In around 1774 the artist caught the attention of a neighbor, the handsome artist and picture dealer Jean-Baptiste Pierre Le Brun, whom she married in 1776. He turned out to be a philanderer, addicted to gambling and prostitutes, and also relieved her of her earnings. But his own professional expertise and collection of old masters and prints helped Elisabeth Louise to expand her artistic horizons and perfect her painting techniques. At the beginning of the 1780s Le Brun took his wife on a trip to the Low Countries, which allowed her to deepen her understanding of Netherlandish art, and especially of Rubens's use of color and glazes, which was to have a lifelong influence on her art.

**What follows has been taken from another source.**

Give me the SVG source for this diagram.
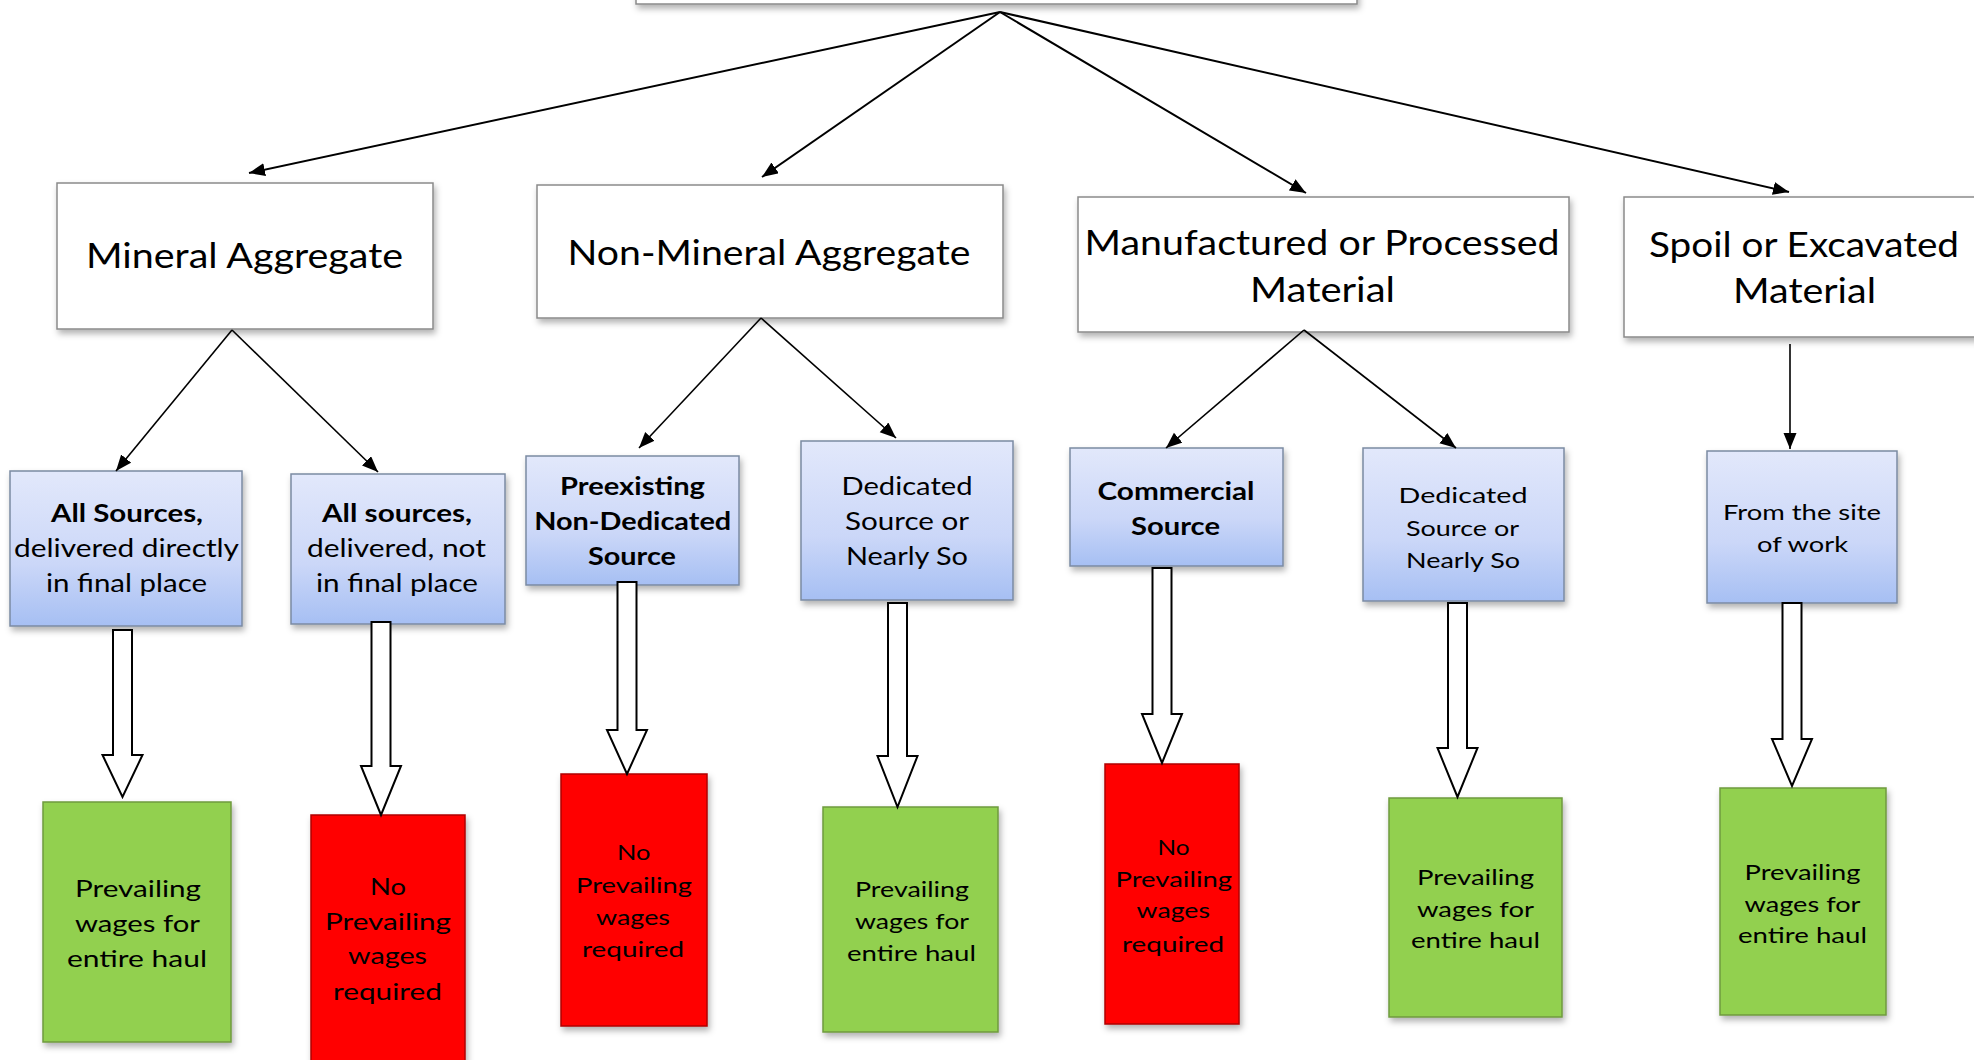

These early years are covered in a series of sections — 'Family and Friends,' 'The Years of Training,' 'Recognition' and 'Female Emulation and Competitiveness' (in the last, her works are juxtaposed with those of her main rival, Adélaïde Labille-Guiard) — showing the remarkable rapidity with which Vigée Le Brun established an unmistakable style of her own. In addition to the self-portraits, among the works here are pastels by her father, a self-portrait by her husband Le Brun, portraits of the artist's early aristocratic sitters and allegorical pictures.

At the age of 23 Vigée Le Brun was called to Versailles to paint Marie-Antoinette, with such success that she soon became a quasi-official, and extremely well-paid, court artist. The section devoted to these works includes the most famous of them all, 'Marie-Antoinette and her Children,' from Versailles. This was supposed to present a doting, maternal figure to counter attacks on the queen for her alleged frivolous and libertine lifestyle, but while some critics praised the picture, others remarked on the queen's apparent air of distraction, and the painting ultimately failed to rescue Marie-Antoinette's public image.

It was the artist's privileged position at court in particular that exposed her to increasingly scurrilous accusations, among them that her rise was entirely thanks to her sexual charms and that she did not even paint her own pictures. Unquestionably in danger of arrest and possible execution when the Revolution broke out, in October 1789 she fled with her 9-year-old daughter, Brunette, to Italy. This marked the beginning of more than 12 years of exile. Barred from returning to France, on the proscribed list of émigrés, she traveled as a peripatetic portraitist through Italy, the Hapsburg Empire, Germany and Russia. She was entirely responsible for supporting herself and her daughter, while in 1793, during the Terror, her husband was forced by the Revolutionary authorities to divorce her. Vigée Le Brun's peregrinations, her final return to France and later excursions to England and Switzerland are followed in the second half of the exhibition on the upper floor of the Grand Palais.

Despite her unsettled life, these years were highly productive. In the majestic procession of portraits from this period she most fully manifests her sheer brilliance as a colorist and her ability to convey not just the beauty but the erotic magnetism of some of her sitters — as her portraits of Hyacinthe Gabrielle Roland, Countess Varvara Nikolayevna Golovina and Varvara Ivanovna Ladomirskaya, to take but three examples, amply demonstrate.

Her travels stimulated her to make hundreds of landscapes in pastels and oils. Only a handful have been identified. The exhibition closes with some fascinating examples: an oil of a mountain festival at Unspunnen, from Bern, and eight pastels of land-, river- and cloudscapes, made after she had bought a house outside Paris at Louveciennes in 1809. These rapidly executed pastels, from a private collection, have an atmospheric immediacy that seems almost to anticipate Impressionism.

Vigée Le Brun never remarried, continuing to dedicate herself to her art until her death in Paris at 86. As she wrote in her 'Memoirs': 'The passion for painting was innate in me. This passion has never diminished; indeed, I believe it has only increased with time. Moreover, it is to this divine passion that I owe not only my fortune but also my happiness.'

Élisabeth Louise Vigée Le Brun. Grand Palais. Through Jan. 11. The show travels to New York (Feb. 9 to May 15) and Ottawa (June 10 to Sept. 12).